Ans: mmap i am not sure, But in general NFS relies upon persistant inodes. i.e the inode numbers should be same over remounts. Since unionfs creates vnodes on the fly it can't ensure same inode numbers over the remounts. Although I had thought of a patch for computing inode numbers as a hash of the file path. but it would be a problem for hardlinks.

Q5. How would you write a disk defragment software for ext3. Are there any benifits in doing that.
Ans: It would be good for any filesystem to have disk defragmentation as it brings all the file blocks together. It saves -
1. reading time
2. inode table space. As inodes would not be dublicated over multiple inode blocks.

Algo:
1. Lock superblock
2. Aquire semaphore over inode.
2. Everytime you move the blocks ensure that file cache is distoyed. This can be done by increasing the superblock generation number. or otherwise...
3. Update inode tables
4. Release locks.

Q6. How does a fs say ext3 serializes the read/write on same byte over same file.
Ans: In uniprocessor it already serialized. In SMP I guess the bus controller ensures that. I think so ....

Q7. Whats the difference between Semaphores and Spin Locks ?
Semaphores sleep while waiting. Spin locks spin in a while(1) loop. Spin locks make no sence in uniprocessor as there is only on thread running.

In SMP .. you cant implement semaphores without using spin locks. In SMP data-structure of semaphore itself becomes a critical section. ..You have to ensure local interupts are disabled and SMP waits over spin lock.

There is an overhead in semaphores of acquiring a spin lock and then enqueuing the task struct and the dequeuing it. Better use a spin lock if you know wait would not be much.

Q8. In which parts of the kernel code you can't use semaphores.
Ans: Interrupt handlers. They obviously can't sleep over locks.

Q9. In SMP environment would the CPU cache cause a problem in spin locks. How would you avoid it.
Ans: Cache in L1/L2 may become dirty in one CPU. So other CPU must be informed about it. x86 uses interprocessor interrupts to flush the cache. I think c0 control register is used for it.

Typical use case is after using a spinlock. The spinning condition is almost always in cache and a spinlock changes the value for which the other CPU is waiting/spinning for.

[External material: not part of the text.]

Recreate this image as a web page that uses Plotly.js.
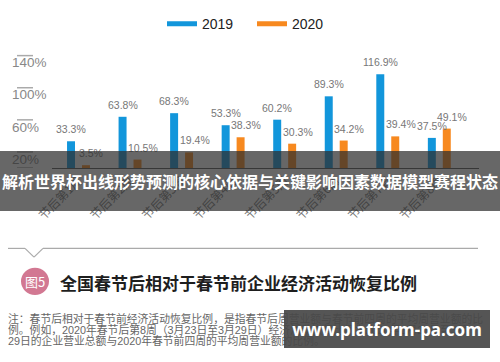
<!DOCTYPE html>
<html><head><meta charset="utf-8">
<script src="https://cdn.plot.ly/plotly-3.0.1.min.js"></script>
<style>html,body{margin:0;padding:0;background:#fff}#chart{width:500px;height:362px}</style>
</head><body><div id="chart"></div>
<script>
// ---- data ----
const categories = ['节后第1周', '节后第2周', '节后第3周', '节后第4周', '节后第5周', '节后第6周', '节后第7周', '节后第8周'];
const series2019 = [33.3, 63.8, 68.3, 53.3, 60.2, 89.3, 116.9, 37.5];
const series2020 = [3.5, 10.5, 19.4, 38.3, 30.3, 34.2, 39.4, 49.1];
const seriesNames = ['2019', '2020'];
const yTickValues = [0, 20, 60, 100, 140];
const yTickLabels = ['0%', '20%', '60%', '100%', '140%'];
const bannerText = '解析世界杯出线形势预测的核心依据与关键影响因素数据模型赛程状态';
const figureTag = '图5';
const figureTitle = '全国春节后相对于春节前企业经济活动恢复比例';
const noteLines = [
  '注：春节后相对于春节前经济活动恢复比例，是指春节后周营业额与春节前四周的平均周营业额的比',
  '例。例如，2020年春节后第8周（3月23日至3月29日）经济活动恢复比例为2020年3月23日至3月',
  '29日的企业营业总额与2020年春节前四周的平均周营业额的比例。'
];
const watermarkText = 'www.platform-pa.com';

// ---- layout helpers ----
const W = 500, H = 362, ML = 8, MR = 21, MT = 40, MB = 194;
const PW = W - ML - MR, PH = H - MT - MB;
const X = px => (px - ML) / PW;
const Y = py => (H - MB - py) / PH;
const BLUE = '#1296db', ORANGE = '#f7891f';
const LAT = 'Liberation Sans, Arial, Noto Sans CJK SC, sans-serif';
const CJK = 'Noto Sans CJK SC, sans-serif';
const pct = v => v.toFixed(1) + '%';

const traces = [
  {type: 'bar', x: categories, y: series2019, marker: {color: BLUE}, showlegend: false, hoverinfo: 'skip'},
  {type: 'bar', x: categories, y: series2020, marker: {color: ORANGE}, showlegend: false, hoverinfo: 'skip'},
  {type: 'scatter', mode: 'lines', x: [null], y: [null], name: seriesNames[0], line: {color: BLUE, width: 5}},
  {type: 'scatter', mode: 'lines', x: [null], y: [null], name: seriesNames[1], line: {color: ORANGE, width: 5}}
];

const annotations = [];
categories.forEach((c, i) => {
  annotations.push({x: c, y: series2019[i], xref: 'x', yref: 'y', text: pct(series2019[i]), showarrow: false,
    xshift: -7.5, yshift: 12, font: {family: LAT, size: 10.5, color: '#777'}});
  annotations.push({x: c, y: series2020[i], xref: 'x', yref: 'y', text: pct(series2020[i]), showarrow: false,
    xshift: 13, yshift: 12, font: {family: LAT, size: 10.5, color: '#777'}});
});
// circle tag + title
annotations.push({xref: 'paper', yref: 'paper', x: X(35), y: Y(285), xanchor: 'center', yanchor: 'middle',
  text: figureTag, showarrow: false, font: {family: CJK, size: 13, color: '#fff'}});
annotations.push({xref: 'paper', yref: 'paper', x: X(58), y: Y(286), xanchor: 'left', yanchor: 'middle',
  text: figureTitle, showarrow: false, font: {family: CJK, size: 17, color: '#1e1e1e', weight: 700}});
// note lines
const noteY = [323, 334.5, 346];
noteLines.forEach((t, i) => annotations.push({xref: 'paper', yref: 'paper', x: X(6), y: Y(noteY[i]),
  xanchor: 'left', yanchor: 'middle', text: t, showarrow: false,
  font: {family: LAT, size: 10.8, color: '#666'}}));
// banner overlay
annotations.push({xref: 'paper', yref: 'paper', x: X(250), y: Y(181), xanchor: 'center', yanchor: 'middle',
  text: bannerText, showarrow: false, width: 500, height: 60, borderpad: 0, borderwidth: 0,
  bgcolor: 'rgba(45,45,45,0.72)', font: {family: CJK, size: 16, color: '#fff', weight: 700}});
// watermark
annotations.push({xref: 'paper', yref: 'paper', x: X(387), y: Y(334), xanchor: 'center', yanchor: 'middle',
  text: watermarkText, showarrow: false, width: 206, height: 38, borderpad: 0, borderwidth: 0,
  bgcolor: 'rgba(72,72,72,0.93)', font: {family: 'Noto Sans, sans-serif', size: 17, color: '#fff', weight: 700}});

const shapes = [];
yTickValues.forEach(v => shapes.push({type: 'line', xref: 'paper', yref: 'y', x0: X(17), x1: X(33), y0: v, y1: v,
  line: {color: '#aaa', width: 1.5}}));
const divider = [[8, 251], [25, 251], [34, 260], [43, 251], [478, 251]];
for (let i = 0; i < divider.length - 1; i++) {
  shapes.push({type: 'line', xref: 'paper', yref: 'paper', x0: X(divider[i][0]), y0: Y(divider[i][1]),
    x1: X(divider[i + 1][0]), y1: Y(divider[i + 1][1]), line: {color: '#aaa', width: 1.2}});
}
shapes.push({type: 'circle', xref: 'paper', yref: 'paper', x0: X(21), x1: X(49), y0: Y(271), y1: Y(299),
  fillcolor: '#d27892', line: {width: 0}});

const layout = {
  width: W, height: H,
  margin: {l: ML, r: MR, t: MT, b: MB, pad: 0},
  paper_bgcolor: '#fff', plot_bgcolor: '#fff',
  barmode: 'group', bargap: 0.42, bargroupgap: 0.466,
  xaxis: {type: 'category', domain: [X(52), 1], range: [-0.514, 7.77], tickangle: -45, ticks: '',
    showline: true, linecolor: '#555', linewidth: 1, showgrid: false, zeroline: false, fixedrange: true,
    tickfont: {family: CJK, size: 12, color: '#777'}},
  yaxis: {anchor: 'free', position: 0, range: [0, PH / 0.8286], tickvals: yTickValues, ticktext: yTickLabels,
    ticklabelposition: 'inside', ticklabelshift: 7, ticks: '', showgrid: false, zeroline: false, showline: false,
    fixedrange: true, tickfont: {family: LAT, size: 13.5, color: '#888'}},
  legend: {orientation: 'h', x: X(162), y: Y(3), xanchor: 'left', yanchor: 'top',
    entrywidth: 45, entrywidthmode: 'pixels',
    font: {family: LAT, size: 14, color: '#222'}, bgcolor: 'rgba(0,0,0,0)'},
  annotations: annotations,
  shapes: shapes,
  showlegend: true
};
Plotly.newPlot('chart', traces, layout, {staticPlot: true, displayModeBar: false});
</script>
</body></html>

Q10. How would you make sure the instructions are serialized and there is no optimization by the compiler/CPU over the instructions.
Ans: Use something called memory barriers. In x86 use a prefix instruction called "lock". Which requests the CPU to do all thats written before this point before executing the instruction.

In compiler you could append volatile before asm qualifier.


Q11. How do you insure such things in C. Give me an example of a possible scenario.
Ans: Same volatile. Typical use case is when a global variable changes in signal handler. If that variable doesn't directly change in the function. The compiler makes it constant i.e reads the variable value from the memory and copies to the DS (Data segment) and never refers back to the changed value.

Putting a volatile qualifier tells gcc not to make such assumptions.

Q12. Do you know about itanium architechture? In a project in veritas, We had problems with spin locks over different itanium CPUs in same machine. One lock was increasing the value and the other decreasing the value. How would you avoid race conditions in this case. Are there any instructions x86/ia64 insures for this.
Ans: x86 gives atomic instructions to test_and_set the value in the memory. I guess BTS, BTC inctrutions can work well over SMP... and also those 'X' instruction for byte manipulation like CMPXCHG etc.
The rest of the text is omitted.